The officials gave Nico He's shirt.
an unsportsman-like penalty
at the 20-minute mark
of the third period.
And there goes the lady Bing.
Well, I don't know what to think of this.
It's so stupid.
Like, it's just, it's like the most
quintessentially hockey thing ever, right?
To have, like, to get that worked up
over something so innocuous,
so just unimportant and insignificant.
This is the, this is the toughest,
manliest most macho sport there is.
And these guys freak out over the slightest little indignities.
Unwritten roles.
I just, I don't.
He didn't even shoot the puck.
He let it slide into the net.
Should he have dived in front of it and like saved it to avoid the ultimate insult of the puck crossing the goal?
Like, give me a break.
Okay.
So then here's the question.
We both agree
Nico Heeshire didn't shoot the puck in the net, right?
Like we both agree on that.
He let it.
He steered the puck.
He steered it a little bit.
If Nico Heeshire took a wrist shot
and put it into the empty net
after the whistle,
would you have had a problem with it?
No.
Okay.
I just said this,
this happens 20 times a game in basketball.
It's not a big deal.
If Nico Heeshire had taken the puck,
skate it over to the Ottawa bench and fired it at their head coach's face.
Yeah, I'd have a problem with that.
That's an egregious insult.
Yeah.
Putting the puck in the net when you're just screwed around like it's a, like, that's what
you do in practice, right?
You see a puck.
You go knock it in the net.
It's just a harmless little thing.
It's not an affront to anyone's manhood.
It's not an insult to the city of Ottawa.
It's nothing.
It's nothing at all.
It's certainly not worth flying down the ice and losing your mind and attacking someone
over.
So just to give the list.
How high pitch my voice is getting.
That's how I'm going to am about this.
Yeah.
Like just to give the listener some context because I covered the game.
So I watched, you know, at the end of the game, I saw the final sequence.
And then the way it works is you just literally leave the press box, jump in an elevator, go down.
So I didn't think much of it.
In fact, Brady Kachuk set an NHL record, Las on Saturday.
He was credited with 16 hits.
He was like a one-man wrecking crew.
probably one of the most impressive games I've ever seen him play.
So that was our focus in the post game was Brady, you know, Brady played a great game.
He scored a late goal, all this stuff.
I'll admit very freely that that sequence didn't even cross my mind because I didn't think it was a,
they didn't actually fight.
Nothing really happened.
I leave the arena.
I go home and then I look at my phone and people are like having this.
And I felt this sense of regret that, I mean, had I realized that.
It was a big deal.
I would have asked them about it,
but I didn't even realize it was a big deal.
You could have racked up those page views,
stoking that fire.
Oh, man.
And I thought about,
last,
I thought about writing on this topic today.
And I thought,
now I'm just manufacturing a story,
aren't I?
A controversy.
You're just,
you're just giving oxygen to a stupid discussion,
right?
Yeah.
I mean,
that's what we're doing right now.
We're giving oxygen to us,
like this discussion should have lasted
to 10 seconds.
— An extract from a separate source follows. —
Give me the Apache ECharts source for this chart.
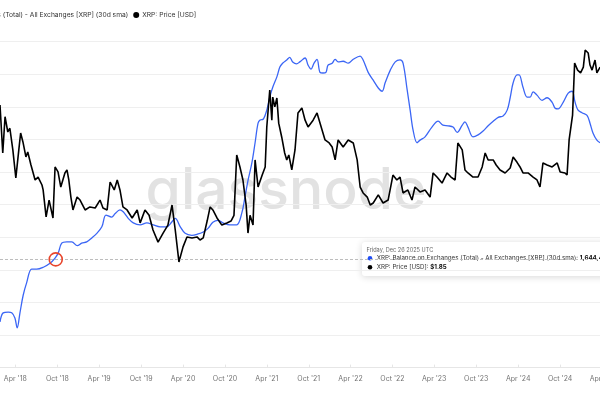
<!DOCTYPE html>
<html>
<head>
<meta charset="utf-8">
<title>XRP Balance on Exchanges vs Price</title>
<script src="https://cdn.jsdelivr.net/npm/echarts@6/dist/echarts.min.js"></script>
<style>
	html, body { margin: 0; padding: 0; background: #fff; overflow: hidden; }
	/* the plot runs on past the right edge of the 600px window */
	#chart { width: 640px; height: 400px; }
</style>
</head>
<body>
<div id="chart"></div>
<script>
	// XRP: Balance on Exchanges (Total) - All Exchanges [XRP] (30d sma), in billions of XRP
	const balanceDates = [
		'2018-01-24','2018-02-07','2018-03-01','2018-03-16','2018-03-30','2018-04-09','2018-04-21','2018-05-05','2018-05-20','2018-06-11',
		'2018-07-03','2018-08-01','2018-08-30','2018-09-21','2018-10-05','2018-10-20','2018-11-11','2018-12-03','2018-12-27',
		'2019-01-15','2019-02-06','2019-02-28','2019-03-22','2019-04-13','2019-05-01','2019-05-26','2019-06-09','2019-07-01','2019-07-15',
		'2019-08-06','2019-08-28','2019-09-27','2019-10-26','2019-11-23','2019-12-23',
		'2020-01-21','2020-02-11','2020-02-27','2020-03-20','2020-04-10','2020-05-09','2020-06-05','2020-06-28','2020-07-20','2020-08-09',
		'2020-08-31','2020-09-22','2020-10-22','2020-11-21','2020-12-13','2020-12-27',
		'2021-01-09','2021-01-26','2021-02-09','2021-02-22','2021-03-03','2021-03-16','2021-04-01','2021-04-14','2021-04-27','2021-05-15',
		'2021-05-28','2021-06-09','2021-06-27','2021-07-10','2021-07-23','2021-08-09','2021-08-23','2021-09-15','2021-09-28','2021-10-11',
		'2021-10-24','2021-11-06','2021-11-19','2021-12-02','2021-12-15','2021-12-24',
		'2022-01-11','2022-01-24','2022-02-06','2022-02-28','2022-03-22','2022-04-13','2022-05-13','2022-05-26','2022-06-17','2022-07-09',
		'2022-07-31','2022-08-17','2022-08-30','2022-09-21','2022-10-13','2022-11-03','2022-11-16','2022-12-04','2022-12-17','2022-12-30',
		'2023-01-16','2023-01-29','2023-02-20','2023-03-22','2023-04-18','2023-05-09','2023-05-31','2023-06-22','2023-07-10','2023-08-01',
		'2023-08-13','2023-08-26','2023-09-17','2023-10-09','2023-10-31','2023-11-22','2023-12-14',
		'2024-01-05','2024-01-26','2024-02-13','2024-02-26','2024-03-10','2024-03-27','2024-04-05','2024-04-22','2024-05-10','2024-05-23',
		'2024-06-05','2024-06-22','2024-07-14','2024-08-05','2024-08-27','2024-09-09','2024-09-22','2024-10-14','2024-11-05','2024-11-22',
		'2024-12-05','2024-12-18',
		'2025-01-04','2025-01-26','2025-02-08','2025-02-21','2025-03-10','2025-03-24'
	];
	const balanceValues = [
		0.70,0.84,0.85,0.84,0.76,0.61,0.84,1.11,1.30,1.51,
		1.51,1.54,1.60,1.68,1.76,1.91,1.93,1.93,1.87,
		1.91,1.93,1.99,2.06,2.16,2.34,2.31,2.36,2.42,2.39,
		2.29,2.22,2.19,2.22,2.19,2.16,
		2.16,2.23,2.29,2.16,2.06,2.03,2.05,2.08,2.14,2.23,
		2.26,2.22,2.19,2.19,2.37,2.62,
		2.87,3.14,3.45,3.75,3.80,3.81,3.95,4.15,4.30,4.46,
		4.61,4.67,4.72,4.76,4.69,4.66,4.69,4.75,4.64,4.58,
		4.67,4.73,4.53,4.52,4.53,4.64,
		4.67,4.73,4.69,4.70,4.67,4.73,4.78,4.72,4.53,4.41,
		4.29,4.24,4.37,4.56,4.69,4.72,4.67,4.26,3.95,3.64,
		3.45,3.49,3.54,3.69,3.78,3.72,3.71,3.69,3.61,3.72,
		3.77,3.69,3.54,3.57,3.63,3.71,3.78,
		3.84,3.86,3.95,4.14,4.37,4.49,4.49,4.30,4.15,4.15,
		4.23,4.18,4.10,4.14,4.07,3.98,3.97,4.07,4.21,4.24,
		4.07,3.95,
		3.91,3.87,3.75,3.60,3.49,3.45
	];

	// XRP: Price [USD]
	const priceDates = [
		'2018-01-24','2018-02-05','2018-02-15','2018-02-27','2018-03-08','2018-03-21','2018-04-03','2018-04-16','2018-04-24','2018-05-04',
		'2018-05-17','2018-05-25','2018-06-08','2018-06-26','2018-07-09','2018-07-26','2018-07-31','2018-08-13','2018-08-26','2018-09-12',
		'2018-09-21','2018-10-04','2018-10-16','2018-11-03','2018-11-12','2018-11-20','2018-11-29','2018-12-08','2018-12-26',
		'2019-01-08','2019-01-30','2019-02-20','2019-03-15','2019-04-05','2019-04-18','2019-05-06','2019-05-19','2019-06-06','2019-06-19',
		'2019-07-01','2019-07-14','2019-08-01','2019-08-23','2019-09-14','2019-09-27','2019-10-18','2019-11-05','2019-11-22','2019-12-14',
		'2020-01-05','2020-01-26','2020-02-13','2020-02-27','2020-03-14','2020-04-01','2020-04-18','2020-05-10','2020-06-01','2020-06-14',
		'2020-06-28','2020-07-15','2020-07-28','2020-08-09','2020-08-27','2020-09-17','2020-10-09','2020-10-27','2020-11-09','2020-11-21',
		'2020-12-05','2020-12-18',
		'2021-01-01','2021-01-09','2021-01-18','2021-01-31','2021-02-09','2021-02-22','2021-03-12','2021-03-25','2021-04-01','2021-04-14',
		'2021-04-23','2021-04-27','2021-05-06','2021-05-15','2021-05-23','2021-06-05','2021-06-18','2021-06-27','2021-07-06','2021-07-19',
		'2021-08-02','2021-08-15','2021-09-01','2021-09-15','2021-09-28','2021-10-20','2021-11-06','2021-11-28','2021-12-11','2021-12-29',
		'2022-01-11','2022-01-24','2022-02-06','2022-02-28','2022-03-22','2022-04-13','2022-04-30','2022-05-13','2022-05-26','2022-06-13',
		'2022-06-26','2022-07-09','2022-07-31','2022-08-21','2022-09-12','2022-10-03','2022-10-20','2022-11-03','2022-11-16','2022-12-07',
		'2022-12-25',
		'2023-01-07','2023-01-29','2023-02-20','2023-03-14','2023-03-27','2023-04-13','2023-05-05','2023-05-27','2023-06-13','2023-07-01',
		'2023-07-13','2023-08-01','2023-08-13','2023-08-26','2023-09-17','2023-10-09','2023-10-27','2023-11-09','2023-11-22','2023-12-14',
		'2023-12-27',
		'2024-01-13','2024-02-04','2024-02-26','2024-03-10','2024-03-27','2024-04-09','2024-04-22','2024-05-14','2024-06-05','2024-06-22',
		'2024-07-05','2024-07-18','2024-08-05','2024-08-27','2024-09-18','2024-10-01','2024-10-22','2024-10-31','2024-11-09','2024-11-24',
		'2024-12-03','2024-12-16','2024-12-29',
		'2025-01-10','2025-01-18','2025-01-31','2025-02-08','2025-02-17','2025-03-02','2025-03-10','2025-03-24'
	];
	const priceValues = [
		1.44,0.706,1.21,0.965,1.02,0.739,0.487,0.739,0.951,0.832,
		0.666,0.717,0.591,0.473,0.494,0.439,0.408,0.273,0.351,0.269,
		0.574,0.533,0.426,0.525,0.549,0.473,0.367,0.303,0.367,
		0.351,0.303,0.317,0.312,0.351,0.312,0.303,0.459,0.408,0.473,
		0.408,0.317,0.303,0.269,0.303,0.250,0.303,0.280,0.225,0.188,
		0.215,0.242,0.326,0.225,0.140,0.175,0.203,0.200,0.203,0.194,
		0.200,0.257,0.317,0.303,0.269,0.242,0.250,0.257,0.280,0.686,
		0.574,0.473,
		0.326,0.215,0.280,0.242,0.637,0.426,0.509,0.574,1.04,1.80,
		1.15,1.62,1.40,1.60,1.10,0.896,0.706,0.637,0.686,0.549,
		0.739,1.28,1.38,1.15,1.04,1.15,1.28,0.994,0.857,0.820,
		0.772,0.637,0.857,0.772,0.857,0.820,0.637,0.426,0.390,0.367,
		0.326,0.336,0.379,0.336,0.351,0.509,0.473,0.494,0.390,0.408,
		0.351,
		0.426,0.396,0.408,0.367,0.525,0.494,0.452,0.525,0.494,0.473,
		0.820,0.739,0.549,0.525,0.494,0.494,0.574,0.706,0.637,0.637,
		0.591,
		0.549,0.525,0.565,0.666,0.615,0.574,0.525,0.525,0.494,0.473,
		0.426,0.609,0.591,0.574,0.609,0.533,0.525,0.509,0.857,1.24,
		2.69,2.42,2.32,
		2.53,3.26,3.12,2.61,2.42,2.81,2.32,2.53
	];

	// x axis ticks
	const tickDates = [
		'2018-04-01','2018-10-01','2019-04-01','2019-10-01','2020-04-01','2020-10-01','2021-04-01','2021-10-01',
		'2022-04-01','2022-10-01','2023-04-01','2023-10-01','2024-04-01','2024-10-01','2025-04-01'
	];
	const tickLabels = [
		"Apr '18","Oct '18","Apr '19","Oct '19","Apr '20","Oct '20","Apr '21","Oct '21",
		"Apr '22","Oct '22","Apr '23","Oct '23","Apr '24","Oct '24","Apr '25"
	];

	const balanceName = 'XRP: Balance on Exchanges (Total) - All Exchanges [XRP] (30d sma)';
	const priceName = 'XRP: Price [USD]';
	const currentBalance = 1.66;
	const crossDate = '2018-09-24';
	// x = 0 is late Jan 2018, x = 640 (container edge) is mid Sep 2025
	const firstDate = '2018-01-24';
	const lastDate = '2025-09-14';

	const FONT = 'Inter';
	const LEGEND_SIZE = 6.7;
	const toTime = s => +echarts.time.parse(s);
	const tickTimes = tickDates.map(toTime);

	// the first legend entry is cut off at the left edge; shift it so "(Total)" starts at x=3
	const ctx = document.createElement('canvas').getContext('2d');
	ctx.font = LEGEND_SIZE + 'px ' + FONT;
	const hiddenWidth = 6 + 3 + ctx.measureText('XRP: Balance on Exchanges ').width;

	const chart = echarts.init(document.getElementById('chart'), null, { renderer: 'canvas' });
	const option = {
		animation: false,
		backgroundColor: '#fff',
		textStyle: { fontFamily: FONT },
		legend: {
			left: 2.7 - hiddenWidth,
			top: 11.5,
			padding: 0,
			icon: 'circle',
			itemWidth: 6,
			itemHeight: 6,
			itemGap: 5,
			textStyle: { fontSize: LEGEND_SIZE, color: '#333', fontFamily: FONT, padding: [0, 0, 0, -2] },
			data: [balanceName, priceName]
		},
		grid: { left: 0, right: 0, top: 41.7, bottom: 32.4, outerBoundsMode: 'none' },
		xAxis: {
			type: 'value',
			min: toTime(firstDate),
			max: toTime(lastDate),
			splitLine: { show: false },
			axisLine: { show: true, lineStyle: { color: '#e6e6e6', width: 1 } },
			axisTick: { show: true, customValues: tickTimes, length: 3, inside: true, lineStyle: { color: '#e6e6e6' } },
			axisLabel: {
				customValues: tickTimes,
				margin: 8,
				fontSize: 7,
				color: '#737373',
				fontFamily: FONT,
				formatter: function (value) {
					const i = tickTimes.indexOf(value);
					return i >= 0 ? tickLabels[i] : '';
				}
			}
		},
		yAxis: [
			{
				type: 'value',
				min: 0,
				max: 5,
				interval: 0.5,
				axisLabel: { show: false },
				axisLine: { show: false },
				axisTick: { show: false },
				splitLine: { lineStyle: { color: '#efefef', width: 1 } }
			},
			{
				type: 'log',
				logBase: 10,
				min: 0.02913,
				max: 3.69,
				axisLabel: { show: false },
				axisLine: { show: false },
				axisTick: { show: false },
				splitLine: { show: false }
			}
		],
		series: [
			{
				name: balanceName,
				type: 'line',
				yAxisIndex: 0,
				data: balanceDates.map((d, i) => [toTime(d), balanceValues[i]]),
				showSymbol: false,
				smooth: 0.35,
				lineStyle: { color: '#3b66f5', width: 1.3 },
				itemStyle: { color: '#2a56f6' },
				markLine: {
					silent: true,
					symbol: ['none', 'none'],
					label: { show: false },
					lineStyle: { color: '#bdbdbd', type: [3, 2], width: 1 },
					data: [{ yAxis: currentBalance }]
				},
				markPoint: {
					silent: true,
					label: { show: false },
					data: [{
						coord: [toTime(crossDate), currentBalance],
						symbol: 'circle',
						symbolSize: 13,
						itemStyle: { color: 'rgba(0,0,0,0)', borderColor: '#e8452c', borderWidth: 1.6 }
					}]
				}
			},
			{
				name: priceName,
				type: 'line',
				yAxisIndex: 1,
				data: priceDates.map((d, i) => [toTime(d), priceValues[i]]),
				showSymbol: false,
				lineStyle: { color: '#000', width: 1.6 },
				itemStyle: { color: '#000' }
			}
		],
		graphic: [
			{
				type: 'text',
				z: -10,
				x: 286,
				y: 192,
				silent: true,
				style: {
					text: 'glassnode',
					fontSize: 57,
					fontWeight: 500,
					fontFamily: FONT,
					fill: '#e2e2e2',
					align: 'center',
					verticalAlign: 'middle'
				}
			},
			{
				type: 'group',
				x: 362,
				y: 242,
				z: 100,
				children: [
					{
						type: 'rect',
						shape: { x: 0, y: 0, width: 270, height: 34, r: 3 },
						style: { fill: '#fff', shadowBlur: 7, shadowColor: 'rgba(0,0,0,0.16)', shadowOffsetY: 1 }
					},
					{
						type: 'text',
						x: 4.5, y: 8.3,
						style: { text: 'Friday, Dec 26 2025 UTC', fontSize: 5.6, fontFamily: FONT, fill: '#666', verticalAlign: 'middle' }
					},
					{ type: 'circle', shape: { cx: 8, cy: 16.3, r: 2.3 }, style: { fill: '#1f4df5' } },
					{
						type: 'text',
						x: 14.7, y: 16.3,
						style: {
							text: balanceName + ': {b|1,644,400,000}',
							fontSize: 6.2, fontFamily: FONT, fill: '#333', verticalAlign: 'middle',
							rich: { b: { fontSize: 6.2, fontFamily: FONT, fontWeight: 'bold', fill: '#111' } }
						}
					},
					{ type: 'circle', shape: { cx: 8, cy: 25.3, r: 2.3 }, style: { fill: '#000' } },
					{
						type: 'text',
						x: 14.7, y: 25.3,
						style: {
							text: priceName + ': {b|$1.85}',
							fontSize: 6.2, fontFamily: FONT, fill: '#333', verticalAlign: 'middle',
							rich: { b: { fontSize: 6.2, fontFamily: FONT, fontWeight: 'bold', fill: '#111' } }
						}
					}
				]
			}
		]
	};
	chart.setOption(option);
</script>
</body>
</html>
It should have been what Brady Kachuk did was ridiculous and over the top and a
disproportionate response. Let's move on. But this is, it's just, you can't resist because it's Ottawa.
If it was any other team in the league, we probably wouldn't have made that big of a deal out of it.
But that it's Ottawa, the team that got, that did this. This guy, Richard Greg went out and he did
the slap shot into an empty net and everyone, and it set off this firestorm around the league.
For it to be Ottawa, it's just, it's, let's face it, it, it's, it's, let's face it, it in, it's so Ottawa.
Well, and, and okay, and here's my other question on that, uh, topic because it's, uh, it's funny how, and I'm,
I'm trying to find the tweet because it was, uh, Mike, it was, and, and then Josh Yoey got in on this
as well. And, and Mike Harrington of the Buffalo news.
Those, those are, those are two guys that love to weigh in on topics like this.
Okay.
So Mike Harrington tweets out about Brady Kachuk.
That's rich.
The captain in Ottawa must have a short memory when it comes to empty nets,
just a completely unlikable player and team.
To which Josh Yoey, our esteemed colleague with the athletic who covers the penguins,
responded, what an immature dysfunctional franchise.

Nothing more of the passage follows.